In the last decade, we have addressed our power shortfall and blackout woes by doubling installed electricity from 22,813 MW in June 2013 to 41,557 MW in May 2022, according to the finance ministry’s economic survey.
In addition to this, the generation mix is being diversified by reducing dependence on residual fuel oil (RFO) by replacing it with regasified liquefied natural gas (RLNG). Similarly, cheap sources of energy, such as renewable energy and coal-based power, are synchronised to the national grids.
However, despite this, electricity prices are continuously growing. Average power tariffs have almost doubled in the same period.
The cost components
To understand why, one needs to understand the composition of the price – that is, the “end-user consumer tariff.” An illustration of this is provided in the table below with costs and charges incurred at different stages of the electricity supply chain, according to the National Electric Power Regulatory Authority (Nepra).
Now to understand the table’s components.
At the generation level, there are three components. The price of fuel as well as operation and maintenance (O&M) costs are variable components, which depend on fuel mix used for generation, for example gas, coal, RLNG, along with the amount of electricity produced and sold. On the other hand, the capacity charge component is a fixed cost, which is indexed quarterly or annually with multiple parameters, such as exchange rate, London Interbank Offered Rate (Libor), as well as local and U.S. consumer price index (CPI).
At the transmission level, National Transmission and Despatch Company (NTDC) imposes a Use of System Charge (UoSC) for providing a carrier between power producers and distribution companies (DISCOs). UoSc is applied by NTDC to cover its return on investment (ROI), repair and maintenance (R&M) costs, administration expenses, corporate taxes and debt servicing.
Finally, at the distribution level, there are three components. DISCOs are allowed distribution margins to cover R&M, pay and allowances, depreciation, and other expenses. Then there is the transmission and distribution loss component, as well as prior-year adjustment (PYA) component.
All of this is used to come to the end-user tariff.
Why the rise?
Now that we know the components, we’ll discuss the rise in costs, as reflected in the table below, using Nepra data, which shows the end-user consumer tariff has almost doubled in the last 10 years from an average price of Rs 13.50 per kilowatt hour (Rs/KWH) to Rs 24.82.
In 2015, variable costs of fuel and O&M constituted almost 56%, that is Rs 7.53, of the cost. The capacity charge share was a meagre Rs 2.49, almost 18%. However, the capacity charge has quadrupled to Rs 9.77 and is the main contributor to the exorbitant tariff rate of 24.82 Rs/KWH. Importantly, capacity charges, which stood at almost Rs 188 billion in 2013, have ballooned to a whopping Rs 1,250 billion at a compound annual growth rate (CAGR) of 23.43%.

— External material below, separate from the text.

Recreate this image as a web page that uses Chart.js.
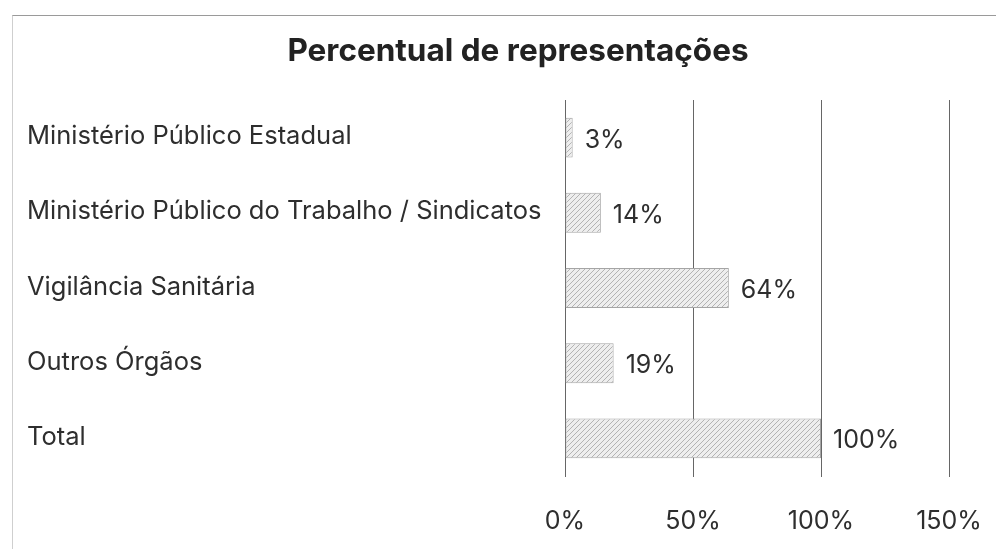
<!DOCTYPE html>
<html>
<head>
<meta charset="utf-8">
<script src="https://cdn.jsdelivr.net/npm/chart.js"></script>
<style>
  html, body { margin: 0; padding: 0; background: #fff; }
  #frame {
    position: absolute; left: 12px; top: 15px; width: 984px; height: 534px;
    border-top: 1px solid #9a9a9a; border-left: 1px solid #cfcfcf;
  }
  #frame canvas { display: block; }
</style>
</head>
<body>
<div id="frame"><canvas id="chart" width="983" height="533"></canvas></div>
<script>
const chartTitle = "Percentual de representações";
const categories = [
  "Ministério Público Estadual",
  "Ministério Público do Trabalho / Sindicatos",
  "Vigilância Sanitária",
  "Outros Órgãos",
  "Total"
];
const percentValues = [3, 14, 64, 19, 100];
const xTicks = [0, 50, 100, 150];

// hatched fill like the printed chart
function hatchPattern() {
  const c = document.createElement("canvas");
  c.width = 5;
  c.height = 5;
  const g = c.getContext("2d");
  g.fillStyle = "#eeeeee";
  g.fillRect(0, 0, 5, 5);
  g.strokeStyle = "#b3b3b3";
  g.lineWidth = 1;
  g.beginPath();
  g.moveTo(0, 5); g.lineTo(5, 0);
  g.moveTo(-2.5, 2.5); g.lineTo(2.5, -2.5);
  g.moveTo(2.5, 7.5); g.lineTo(7.5, 2.5);
  g.stroke();
  return g.createPattern(c, "repeat");
}

// title drawn by hand: the original is not centred on the chart box
const titlePlugin = {
  id: "pageTitle",
  afterDraw(chart) {
    const ctx = chart.ctx;
    ctx.save();
    ctx.font = "bold 31.5px Inter";
    ctx.fillStyle = "#222";
    ctx.textAlign = "center";
    ctx.textBaseline = "middle";
    ctx.fillText(chartTitle, 505, 36);
    ctx.restore();
  }
};

const valueLabels = {
  id: "valueLabels",
  afterDatasetsDraw(chart) {
    const ctx = chart.ctx;
    const meta = chart.getDatasetMeta(0);
    ctx.save();
    ctx.font = "25px Inter";
    ctx.fillStyle = "#2e2e2e";
    ctx.textAlign = "left";
    ctx.textBaseline = "middle";
    meta.data.forEach((bar, i) => {
      ctx.fillText(percentValues[i] + "%", bar.x + 12, bar.y + 2.5);
    });
    ctx.restore();
  }
};

const ctx = document.getElementById("chart").getContext("2d");
new Chart(ctx, {
  type: "bar",
  data: {
    labels: categories,
    datasets: [{
      data: percentValues,
      backgroundColor: hatchPattern(),
      borderColor: "#a5a5a5",
      borderWidth: 1,
      borderSkipped: false,
      barPercentage: 0.53,
      categoryPercentage: 1
    }]
  },
  options: {
    indexAxis: "y",
    responsive: false,
    animation: false,
    layout: { padding: { left: 14, right: 47, top: 84, bottom: 0 } },
    plugins: {
      legend: { display: false },
      tooltip: { enabled: false },
      title: { display: false }
    },
    scales: {
      x: {
        min: 0,
        max: 150,
        afterBuildTicks(scale) {
          scale.ticks = xTicks.map(v => ({ value: v }));
        },
        afterFit(scale) {
          scale.height = 73;
          // let the 150% label hang into the right margin
          scale.paddingLeft = 0;
          scale.paddingRight = 0;
        },
        grid: { color: "#666", lineWidth: 1, drawTicks: true, tickLength: 1, tickColor: "#666" },
        border: { display: false },
        ticks: {
          color: "#2e2e2e",
          font: { family: "Inter", size: 25 },
          padding: 29,
          maxRotation: 0,
          callback: v => v + "%"
        }
      },
      y: {
        afterFit(scale) { scale.width = 538; },
        grid: { display: false },
        border: { display: false },
        ticks: {
          crossAlign: "far",
          color: "#2e2e2e",
          font: { family: "Inter", size: 25.5 },
          labelOffset: -1,
          padding: 10
        }
      }
    }
  },
  plugins: [valueLabels, titlePlugin]
});
</script>
</body>
</html>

The shares of variable fuel, O&M, distribution margin and T&D are almost stagnant over the same period. This also bursts the myth that T&D losses are the main drivers for increasing power rates. Data suggests that the contribution of T&D losses to tariff is stagnant if not declining.
Understanding capacity payments is also important. Over the years, we have developed a capacity market to ensure sufficient capacity to meet peak demand at all times. In turn, investors are incentivised by paying them capacity payments to install base load power plants with plant factors exceeding 85%.
The flip side of the capacity plants is that the capacity charge is a fixed cost which is charged in consumer bills even if not a single unit is produced. Similarly, depreciation of the rupee to the dollar increases the capacity payments as it is indexed to the dollar due to debt servicing, ROE, insurance costs etc.
Currently, we are facing a double jeopardy situation because the efficient base load power plants recently added to the national grids use imported fuel for generation. Due to higher fuel costs, these plants are underutilised and consequently unable to recover their capacity costs and the country is facing acute power shortages despite availability of capacity to produce.
Going forward, we must learn from the current precarious situation and correct our policy decision making for future electricity generation. Foremost, base load plants should have local fuel – that is, indigenous coal, hydro, nuclear, and long-term contract RLNG. By doing so, the energy purchase price (EPP) will be reduced substantially, and subsequently capacity purchase price (CPP) will be recovered, henceforth not contributing power tariff hikes. Secondly, the overall purchase price (EPP+CPP) should be used for determining the Economic Merit Order (EMO). Thirdly, investment in the transmission network is required to remove bottlenecks so that the EMO is not violated. Moreover, preferential addition of renewable energy in the national grid be made to reduce overall average tariff. With a major policy shift, we can make the electricity sector more affordable for end consumers and increase power consumption per capita.